GIVEN TASK: Print, word for word, the opening line of the data below and every line after it through the line that contains "320, 360, 400];", but not the pictures.

......

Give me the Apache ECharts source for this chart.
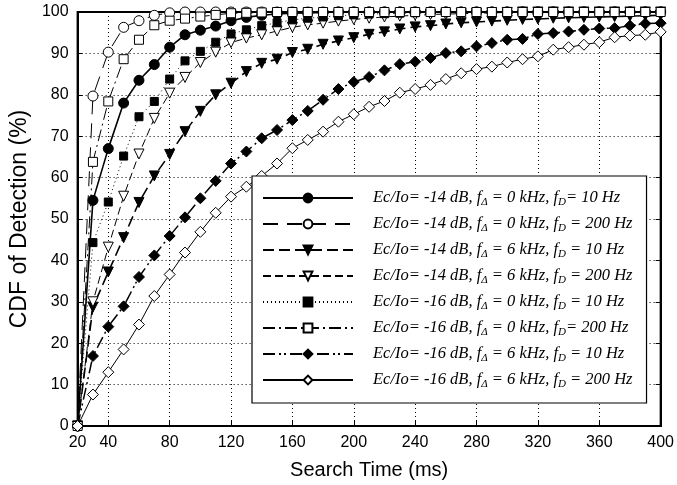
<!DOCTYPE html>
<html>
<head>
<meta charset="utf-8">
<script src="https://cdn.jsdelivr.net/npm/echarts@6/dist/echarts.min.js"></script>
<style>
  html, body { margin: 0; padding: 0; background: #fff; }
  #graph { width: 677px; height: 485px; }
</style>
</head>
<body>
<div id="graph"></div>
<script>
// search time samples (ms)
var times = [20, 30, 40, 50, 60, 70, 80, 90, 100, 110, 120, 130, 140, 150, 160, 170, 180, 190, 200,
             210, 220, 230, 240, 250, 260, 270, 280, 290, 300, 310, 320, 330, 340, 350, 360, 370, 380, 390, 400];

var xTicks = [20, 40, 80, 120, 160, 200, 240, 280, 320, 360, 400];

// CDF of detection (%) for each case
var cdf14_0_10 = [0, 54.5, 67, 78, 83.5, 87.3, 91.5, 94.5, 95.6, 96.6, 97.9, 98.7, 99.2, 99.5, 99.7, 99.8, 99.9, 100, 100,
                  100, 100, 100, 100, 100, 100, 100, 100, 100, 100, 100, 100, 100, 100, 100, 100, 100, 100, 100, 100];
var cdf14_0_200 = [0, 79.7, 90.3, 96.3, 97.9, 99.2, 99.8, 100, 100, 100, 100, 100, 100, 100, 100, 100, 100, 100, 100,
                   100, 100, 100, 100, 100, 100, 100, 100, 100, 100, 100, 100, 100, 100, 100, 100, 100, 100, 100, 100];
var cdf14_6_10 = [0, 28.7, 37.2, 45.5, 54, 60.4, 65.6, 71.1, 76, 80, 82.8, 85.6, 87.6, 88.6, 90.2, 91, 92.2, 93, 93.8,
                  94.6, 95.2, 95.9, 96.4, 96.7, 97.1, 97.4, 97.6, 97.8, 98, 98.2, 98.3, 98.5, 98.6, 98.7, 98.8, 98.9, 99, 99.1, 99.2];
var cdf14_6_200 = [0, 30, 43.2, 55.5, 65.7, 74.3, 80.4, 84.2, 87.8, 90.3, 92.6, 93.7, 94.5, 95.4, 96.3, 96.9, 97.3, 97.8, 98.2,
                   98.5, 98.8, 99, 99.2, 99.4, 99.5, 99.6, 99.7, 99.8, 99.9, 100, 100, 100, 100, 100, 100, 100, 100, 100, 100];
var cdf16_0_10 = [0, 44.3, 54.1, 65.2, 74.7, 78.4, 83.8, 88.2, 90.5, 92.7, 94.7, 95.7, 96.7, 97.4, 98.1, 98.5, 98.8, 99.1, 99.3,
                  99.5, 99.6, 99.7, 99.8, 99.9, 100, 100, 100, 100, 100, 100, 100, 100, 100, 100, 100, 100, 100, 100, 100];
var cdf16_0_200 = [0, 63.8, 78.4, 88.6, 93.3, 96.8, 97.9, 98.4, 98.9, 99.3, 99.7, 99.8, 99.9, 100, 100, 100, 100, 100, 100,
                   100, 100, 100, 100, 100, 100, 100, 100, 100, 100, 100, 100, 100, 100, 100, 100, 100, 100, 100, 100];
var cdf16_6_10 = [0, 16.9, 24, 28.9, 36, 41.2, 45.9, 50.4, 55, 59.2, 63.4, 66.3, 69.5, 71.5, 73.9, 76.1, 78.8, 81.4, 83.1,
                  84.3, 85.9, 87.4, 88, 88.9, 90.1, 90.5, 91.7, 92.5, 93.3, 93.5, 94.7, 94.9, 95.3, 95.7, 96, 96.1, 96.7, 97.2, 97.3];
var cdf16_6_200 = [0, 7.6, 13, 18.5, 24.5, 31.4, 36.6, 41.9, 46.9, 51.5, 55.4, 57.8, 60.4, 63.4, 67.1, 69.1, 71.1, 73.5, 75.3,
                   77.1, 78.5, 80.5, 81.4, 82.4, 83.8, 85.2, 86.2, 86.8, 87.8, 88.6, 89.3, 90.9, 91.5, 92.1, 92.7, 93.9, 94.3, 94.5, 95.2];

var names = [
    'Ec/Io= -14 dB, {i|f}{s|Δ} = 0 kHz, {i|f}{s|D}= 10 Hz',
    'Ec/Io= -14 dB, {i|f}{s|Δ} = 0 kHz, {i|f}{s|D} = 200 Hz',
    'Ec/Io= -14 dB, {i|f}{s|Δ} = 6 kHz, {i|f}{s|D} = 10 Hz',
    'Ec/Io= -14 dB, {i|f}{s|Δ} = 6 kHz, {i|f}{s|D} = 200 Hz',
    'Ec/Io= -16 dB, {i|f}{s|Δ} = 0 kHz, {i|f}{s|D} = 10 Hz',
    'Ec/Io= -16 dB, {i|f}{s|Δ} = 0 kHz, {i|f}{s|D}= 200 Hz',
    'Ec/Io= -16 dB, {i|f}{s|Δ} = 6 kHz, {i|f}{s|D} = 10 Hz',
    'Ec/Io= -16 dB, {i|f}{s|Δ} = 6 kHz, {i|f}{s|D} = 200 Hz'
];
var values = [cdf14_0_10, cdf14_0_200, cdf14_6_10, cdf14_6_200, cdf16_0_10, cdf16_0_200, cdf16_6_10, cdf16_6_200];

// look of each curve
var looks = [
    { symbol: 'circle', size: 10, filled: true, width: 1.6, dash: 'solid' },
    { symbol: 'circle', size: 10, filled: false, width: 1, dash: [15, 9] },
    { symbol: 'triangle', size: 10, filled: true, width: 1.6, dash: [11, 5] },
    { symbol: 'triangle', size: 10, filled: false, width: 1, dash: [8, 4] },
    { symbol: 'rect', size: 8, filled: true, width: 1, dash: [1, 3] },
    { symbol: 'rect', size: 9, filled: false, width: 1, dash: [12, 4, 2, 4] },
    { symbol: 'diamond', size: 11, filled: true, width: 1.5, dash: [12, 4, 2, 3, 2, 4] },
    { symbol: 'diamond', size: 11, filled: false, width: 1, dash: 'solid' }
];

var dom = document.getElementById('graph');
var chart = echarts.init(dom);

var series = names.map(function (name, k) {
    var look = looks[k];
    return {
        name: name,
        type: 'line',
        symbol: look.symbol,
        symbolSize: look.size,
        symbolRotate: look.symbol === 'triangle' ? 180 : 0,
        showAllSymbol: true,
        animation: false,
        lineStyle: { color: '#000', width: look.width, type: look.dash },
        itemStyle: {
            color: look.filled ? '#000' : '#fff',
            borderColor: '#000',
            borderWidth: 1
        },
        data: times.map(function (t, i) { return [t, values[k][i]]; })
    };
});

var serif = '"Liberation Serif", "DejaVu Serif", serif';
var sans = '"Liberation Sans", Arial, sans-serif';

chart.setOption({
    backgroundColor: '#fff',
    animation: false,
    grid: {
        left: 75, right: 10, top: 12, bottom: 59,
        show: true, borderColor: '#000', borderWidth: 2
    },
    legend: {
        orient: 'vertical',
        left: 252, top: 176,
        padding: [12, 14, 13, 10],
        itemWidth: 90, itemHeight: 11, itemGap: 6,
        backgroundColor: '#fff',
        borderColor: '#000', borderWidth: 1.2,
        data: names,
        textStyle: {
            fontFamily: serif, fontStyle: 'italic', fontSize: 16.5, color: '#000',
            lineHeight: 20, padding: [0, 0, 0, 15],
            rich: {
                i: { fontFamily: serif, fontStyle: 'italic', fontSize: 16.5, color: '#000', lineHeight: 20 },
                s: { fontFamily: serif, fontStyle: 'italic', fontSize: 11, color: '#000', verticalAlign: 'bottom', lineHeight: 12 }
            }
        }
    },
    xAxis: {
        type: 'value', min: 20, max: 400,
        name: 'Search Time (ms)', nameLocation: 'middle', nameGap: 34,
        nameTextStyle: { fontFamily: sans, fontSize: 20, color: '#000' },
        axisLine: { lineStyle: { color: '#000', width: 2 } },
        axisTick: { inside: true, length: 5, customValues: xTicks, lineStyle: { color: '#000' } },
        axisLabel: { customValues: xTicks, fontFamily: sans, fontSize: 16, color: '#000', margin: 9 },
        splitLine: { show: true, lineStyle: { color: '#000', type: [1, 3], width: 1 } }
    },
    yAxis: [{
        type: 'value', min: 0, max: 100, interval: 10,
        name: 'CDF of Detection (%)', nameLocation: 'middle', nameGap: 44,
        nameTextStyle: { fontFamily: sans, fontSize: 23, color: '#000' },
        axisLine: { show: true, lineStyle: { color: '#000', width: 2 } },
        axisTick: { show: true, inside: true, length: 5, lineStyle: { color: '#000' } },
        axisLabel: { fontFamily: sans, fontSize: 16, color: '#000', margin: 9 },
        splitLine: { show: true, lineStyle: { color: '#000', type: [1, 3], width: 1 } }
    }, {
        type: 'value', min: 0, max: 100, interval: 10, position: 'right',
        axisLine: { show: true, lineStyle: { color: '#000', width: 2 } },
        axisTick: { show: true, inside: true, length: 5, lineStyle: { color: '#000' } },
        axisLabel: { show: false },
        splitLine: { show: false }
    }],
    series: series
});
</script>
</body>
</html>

......

WRITTEN REPLY:
Give me the Apache ECharts source for this chart.
<!DOCTYPE html>
<html>
<head>
<meta charset="utf-8">
<script src="https://cdn.jsdelivr.net/npm/echarts@6/dist/echarts.min.js"></script>
<style>
  html, body { margin: 0; padding: 0; background: #fff; }
  #graph { width: 677px; height: 485px; }
</style>
</head>
<body>
<div id="graph"></div>
<script>
// search time samples (ms)
var times = [20, 30, 40, 50, 60, 70, 80, 90, 100, 110, 120, 130, 140, 150, 160, 170, 180, 190, 200,
             210, 220, 230, 240, 250, 260, 270, 280, 290, 300, 310, 320, 330, 340, 350, 360, 370, 380, 390, 400];

var xTicks = [20, 40, 80, 120, 160, 200, 240, 280, 320, 360, 400];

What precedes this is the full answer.